Find the lines with "matplotlib" in them and copy them out.

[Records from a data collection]
** Start **

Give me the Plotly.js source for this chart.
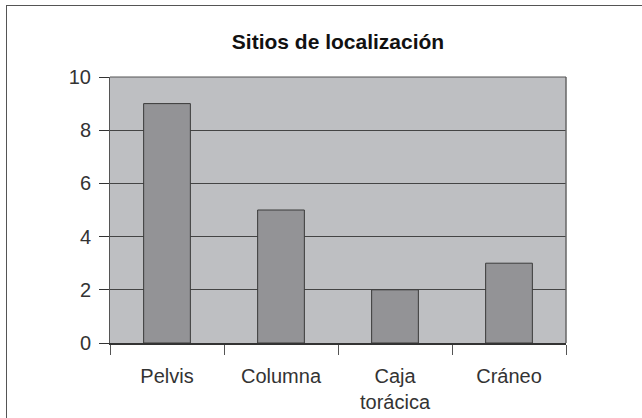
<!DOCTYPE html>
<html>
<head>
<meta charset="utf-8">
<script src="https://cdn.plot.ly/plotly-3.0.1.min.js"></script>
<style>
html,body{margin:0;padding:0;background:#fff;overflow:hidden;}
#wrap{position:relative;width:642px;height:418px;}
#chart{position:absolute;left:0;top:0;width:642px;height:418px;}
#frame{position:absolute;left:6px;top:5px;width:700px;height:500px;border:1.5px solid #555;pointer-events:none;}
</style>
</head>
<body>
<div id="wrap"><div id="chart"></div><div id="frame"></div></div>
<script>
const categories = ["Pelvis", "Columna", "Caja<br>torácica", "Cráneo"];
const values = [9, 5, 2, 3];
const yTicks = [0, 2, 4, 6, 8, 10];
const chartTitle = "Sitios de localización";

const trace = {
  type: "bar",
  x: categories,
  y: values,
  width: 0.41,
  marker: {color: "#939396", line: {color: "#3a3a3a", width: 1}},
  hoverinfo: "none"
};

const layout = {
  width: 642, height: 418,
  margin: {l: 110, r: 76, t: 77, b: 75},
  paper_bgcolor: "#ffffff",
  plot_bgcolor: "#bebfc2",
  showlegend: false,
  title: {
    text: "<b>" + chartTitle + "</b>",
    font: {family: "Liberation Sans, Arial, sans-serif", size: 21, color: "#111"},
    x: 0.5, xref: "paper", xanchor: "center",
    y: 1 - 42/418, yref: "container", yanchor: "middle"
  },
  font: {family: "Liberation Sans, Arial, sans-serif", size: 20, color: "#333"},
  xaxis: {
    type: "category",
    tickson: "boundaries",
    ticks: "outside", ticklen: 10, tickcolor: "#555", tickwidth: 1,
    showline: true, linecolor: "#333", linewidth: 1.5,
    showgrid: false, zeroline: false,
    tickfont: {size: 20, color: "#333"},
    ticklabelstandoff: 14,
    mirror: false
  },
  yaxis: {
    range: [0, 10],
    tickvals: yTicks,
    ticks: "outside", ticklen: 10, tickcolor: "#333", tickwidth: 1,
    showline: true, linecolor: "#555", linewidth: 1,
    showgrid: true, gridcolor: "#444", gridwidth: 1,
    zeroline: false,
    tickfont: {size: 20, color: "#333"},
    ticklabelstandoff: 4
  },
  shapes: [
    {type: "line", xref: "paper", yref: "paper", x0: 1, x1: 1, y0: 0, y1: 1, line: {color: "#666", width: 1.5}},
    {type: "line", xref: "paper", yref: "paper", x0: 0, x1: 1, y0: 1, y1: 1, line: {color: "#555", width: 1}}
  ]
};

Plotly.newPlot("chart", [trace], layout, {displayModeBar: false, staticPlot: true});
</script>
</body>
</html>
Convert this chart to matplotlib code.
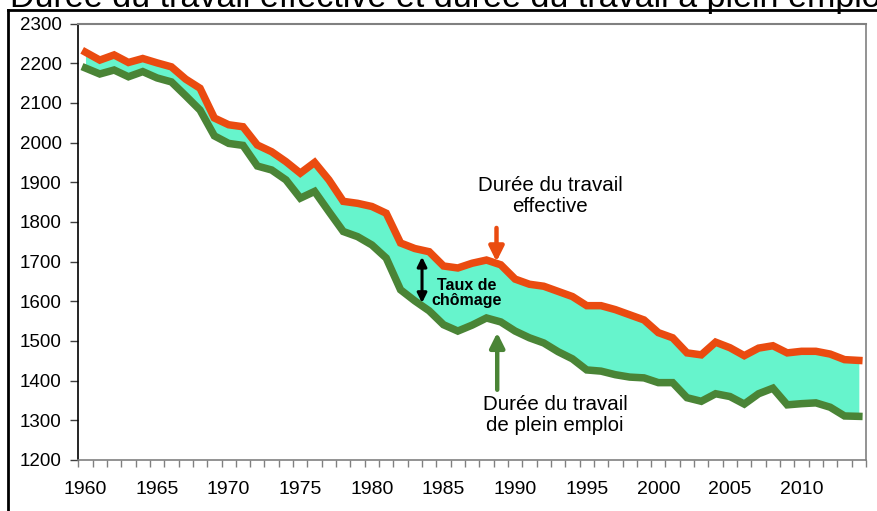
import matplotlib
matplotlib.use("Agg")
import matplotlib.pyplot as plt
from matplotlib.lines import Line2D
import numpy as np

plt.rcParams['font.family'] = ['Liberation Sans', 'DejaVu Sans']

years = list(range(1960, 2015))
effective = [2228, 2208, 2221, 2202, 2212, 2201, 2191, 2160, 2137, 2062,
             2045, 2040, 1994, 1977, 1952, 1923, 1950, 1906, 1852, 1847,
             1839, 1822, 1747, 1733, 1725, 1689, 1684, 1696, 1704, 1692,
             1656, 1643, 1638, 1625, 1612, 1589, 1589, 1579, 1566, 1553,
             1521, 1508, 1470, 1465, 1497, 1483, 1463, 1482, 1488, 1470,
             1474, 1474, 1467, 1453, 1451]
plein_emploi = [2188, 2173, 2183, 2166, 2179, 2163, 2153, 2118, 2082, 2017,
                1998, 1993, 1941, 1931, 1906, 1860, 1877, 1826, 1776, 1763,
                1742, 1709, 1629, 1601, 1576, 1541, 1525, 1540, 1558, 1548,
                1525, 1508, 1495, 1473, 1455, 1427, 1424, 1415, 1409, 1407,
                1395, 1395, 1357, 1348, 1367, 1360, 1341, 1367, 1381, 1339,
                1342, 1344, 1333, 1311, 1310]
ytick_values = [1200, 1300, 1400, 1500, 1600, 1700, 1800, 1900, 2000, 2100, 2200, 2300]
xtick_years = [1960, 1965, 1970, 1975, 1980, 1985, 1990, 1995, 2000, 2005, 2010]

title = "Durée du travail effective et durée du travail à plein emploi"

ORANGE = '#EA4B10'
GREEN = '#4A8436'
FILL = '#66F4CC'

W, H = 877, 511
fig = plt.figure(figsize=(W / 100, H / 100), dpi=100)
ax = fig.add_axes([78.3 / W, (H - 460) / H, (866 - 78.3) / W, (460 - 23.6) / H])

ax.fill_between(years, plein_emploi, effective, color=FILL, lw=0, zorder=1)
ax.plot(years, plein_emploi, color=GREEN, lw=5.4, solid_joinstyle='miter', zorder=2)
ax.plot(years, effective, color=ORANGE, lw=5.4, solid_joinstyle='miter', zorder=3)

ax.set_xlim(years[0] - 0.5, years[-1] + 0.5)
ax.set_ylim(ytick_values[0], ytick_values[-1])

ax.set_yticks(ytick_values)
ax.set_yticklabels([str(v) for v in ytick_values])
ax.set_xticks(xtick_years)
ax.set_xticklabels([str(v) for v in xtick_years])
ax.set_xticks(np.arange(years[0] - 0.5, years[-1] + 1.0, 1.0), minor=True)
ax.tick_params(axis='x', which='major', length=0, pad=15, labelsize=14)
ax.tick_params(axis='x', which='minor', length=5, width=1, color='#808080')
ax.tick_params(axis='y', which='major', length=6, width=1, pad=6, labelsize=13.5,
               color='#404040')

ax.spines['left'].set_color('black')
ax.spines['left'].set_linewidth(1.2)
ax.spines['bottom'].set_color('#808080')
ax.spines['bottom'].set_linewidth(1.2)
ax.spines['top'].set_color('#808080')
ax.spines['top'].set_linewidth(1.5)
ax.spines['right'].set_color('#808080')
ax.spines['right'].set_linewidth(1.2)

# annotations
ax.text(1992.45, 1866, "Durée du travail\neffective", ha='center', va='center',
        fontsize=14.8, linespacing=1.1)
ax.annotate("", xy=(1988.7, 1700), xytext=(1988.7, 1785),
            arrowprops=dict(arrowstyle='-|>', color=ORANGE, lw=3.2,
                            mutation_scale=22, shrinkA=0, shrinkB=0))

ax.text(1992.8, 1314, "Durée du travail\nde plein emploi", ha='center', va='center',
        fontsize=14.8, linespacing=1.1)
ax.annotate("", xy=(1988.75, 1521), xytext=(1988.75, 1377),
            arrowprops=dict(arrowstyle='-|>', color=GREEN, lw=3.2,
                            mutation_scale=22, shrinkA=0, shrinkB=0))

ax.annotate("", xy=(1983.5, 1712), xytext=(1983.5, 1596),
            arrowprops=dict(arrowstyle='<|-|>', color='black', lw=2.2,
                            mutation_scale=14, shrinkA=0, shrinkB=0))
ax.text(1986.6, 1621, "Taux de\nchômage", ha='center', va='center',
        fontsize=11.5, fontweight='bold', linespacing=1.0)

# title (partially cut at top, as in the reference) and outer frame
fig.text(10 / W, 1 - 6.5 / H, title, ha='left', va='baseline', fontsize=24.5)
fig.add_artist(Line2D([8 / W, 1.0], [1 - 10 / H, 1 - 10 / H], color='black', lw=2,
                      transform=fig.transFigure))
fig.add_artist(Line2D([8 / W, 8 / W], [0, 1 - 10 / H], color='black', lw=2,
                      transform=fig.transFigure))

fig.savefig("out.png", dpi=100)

** End **

● Task output
Convert this chart to matplotlib code.
import matplotlib
matplotlib.use("Agg")
import matplotlib.pyplot as plt
from matplotlib.lines import Line2D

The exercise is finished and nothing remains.